- _Data section_:
------------------------------------------------------------------------
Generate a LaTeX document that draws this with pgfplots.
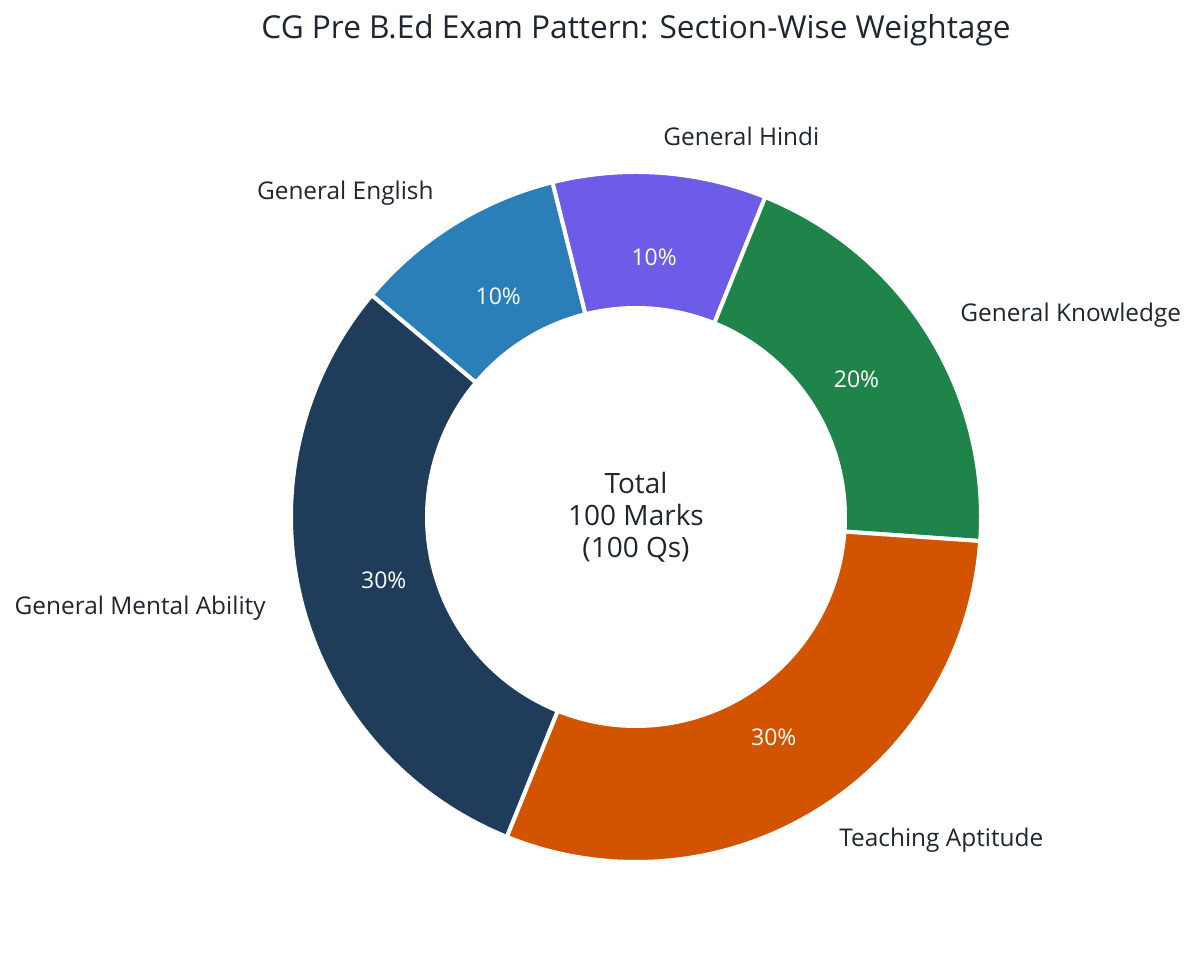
\documentclass[border=0pt]{standalone}
\usepackage{pgfplots}
\pgfplotsset{compat=1.18}
\usepackage{fontspec}
\setmainfont{Open Sans}
\definecolor{cgma}{HTML}{1F3D5A}
\definecolor{ceng}{HTML}{2A7FB8}
\definecolor{chin}{HTML}{6C5CE7}
\definecolor{cgk}{HTML}{1F844A}
\definecolor{cta}{HTML}{D35400}
\definecolor{ctxt}{HTML}{1F2630}

% one slice of the ring: colour, share before it (%), share (%)
\newcommand{\slice}[3]{%
  \fill[#1,draw=white,line width=2pt,line join=miter]
    (axis cs:636,451) ++({140-3.6*#2}:172.5pt)
    arc[start angle={140-3.6*#2},end angle={140-3.6*(#2+#3)},radius=172.5pt]
    -- ++({140-3.6*(#2+#3)}:-68pt)
    arc[start angle={140-3.6*(#2+#3)},end angle={140-3.6*#2},radius=104.5pt]
    -- cycle;
  \path (axis cs:636,451) ++({140-3.6*(#2+#3/2)}:130pt)
    node[white,font=\fontsize{11.5}{13}\selectfont]{#3\%};
}

\begin{document}
\begin{tikzpicture}
\begin{axis}[
  width=600pt,height=484pt,scale only axis,
  xmin=0,xmax=1200,ymin=0,ymax=968,
  hide axis,clip=false]
\path (axis cs:0,0) rectangle (axis cs:1200,968);
% General English 10, General Hindi 10, General Knowledge 20,
% Teaching Aptitude 30, General Mental Ability 30
\slice{ceng}{0}{10}
\slice{chin}{10}{10}
\slice{cgk}{20}{20}
\slice{cta}{40}{30}
\slice{cgma}{70}{30}

\node[ctxt,font=\fontsize{15.8}{18}\selectfont] at (axis cs:636,938) {CG Pre B.Ed Exam Pattern: Section-Wise Weightage};
\node[ctxt,align=center,font=\fontsize{14}{16}\selectfont] at (axis cs:636,451) {Total\\100 Marks\\(100 Qs)};

\begin{scope}[every node/.style={ctxt,inner sep=0pt,font=\fontsize{12.2}{14}\selectfont}]
\node[anchor=east] at (axis cs:434,775) {General English};
\node[anchor=west] at (axis cs:663,832) {General Hindi};
\node[anchor=west] at (axis cs:960,653) {General Knowledge};
\node[anchor=west] at (axis cs:839,128) {Teaching Aptitude};
\node[anchor=east] at (axis cs:266,360) {General Mental Ability};
\end{scope}
\end{axis}
\end{tikzpicture}
\end{document}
------------------------------------------------------------------------
Each line of the data is to be duplicated exactly; pictures stay out of the copy.

Generate a LaTeX document that draws this with pgfplots.
\documentclass[border=0pt]{standalone}
\usepackage{pgfplots}
\pgfplotsset{compat=1.18}
\usepackage{fontspec}
\setmainfont{Open Sans}
\definecolor{cgma}{HTML}{1F3D5A}
\definecolor{ceng}{HTML}{2A7FB8}
\definecolor{chin}{HTML}{6C5CE7}
\definecolor{cgk}{HTML}{1F844A}
\definecolor{cta}{HTML}{D35400}
\definecolor{ctxt}{HTML}{1F2630}

% one slice of the ring: colour, share before it (%), share (%)
\newcommand{\slice}[3]{%
  \fill[#1,draw=white,line width=2pt,line join=miter]
    (axis cs:636,451) ++({140-3.6*#2}:172.5pt)
    arc[start angle={140-3.6*#2},end angle={140-3.6*(#2+#3)},radius=172.5pt]
    -- ++({140-3.6*(#2+#3)}:-68pt)
    arc[start angle={140-3.6*(#2+#3)},end angle={140-3.6*#2},radius=104.5pt]
    -- cycle;
  \path (axis cs:636,451) ++({140-3.6*(#2+#3/2)}:130pt)
    node[white,font=\fontsize{11.5}{13}\selectfont]{#3\%};
}

\begin{document}
\begin{tikzpicture}
\begin{axis}[
  width=600pt,height=484pt,scale only axis,
  xmin=0,xmax=1200,ymin=0,ymax=968,
  hide axis,clip=false]
\path (axis cs:0,0) rectangle (axis cs:1200,968);
% General English 10, General Hindi 10, General Knowledge 20,
% Teaching Aptitude 30, General Mental Ability 30
\slice{ceng}{0}{10}
\slice{chin}{10}{10}
\slice{cgk}{20}{20}
\slice{cta}{40}{30}
\slice{cgma}{70}{30}

\node[ctxt,font=\fontsize{15.8}{18}\selectfont] at (axis cs:636,938) {CG Pre B.Ed Exam Pattern: Section-Wise Weightage};
\node[ctxt,align=center,font=\fontsize{14}{16}\selectfont] at (axis cs:636,451) {Total\\100 Marks\\(100 Qs)};

\begin{scope}[every node/.style={ctxt,inner sep=0pt,font=\fontsize{12.2}{14}\selectfont}]
\node[anchor=east] at (axis cs:434,775) {General English};
\node[anchor=west] at (axis cs:663,832) {General Hindi};
\node[anchor=west] at (axis cs:960,653) {General Knowledge};
\node[anchor=west] at (axis cs:839,128) {Teaching Aptitude};
\node[anchor=east] at (axis cs:266,360) {General Mental Ability};
\end{scope}
\end{axis}
\end{tikzpicture}
\end{document}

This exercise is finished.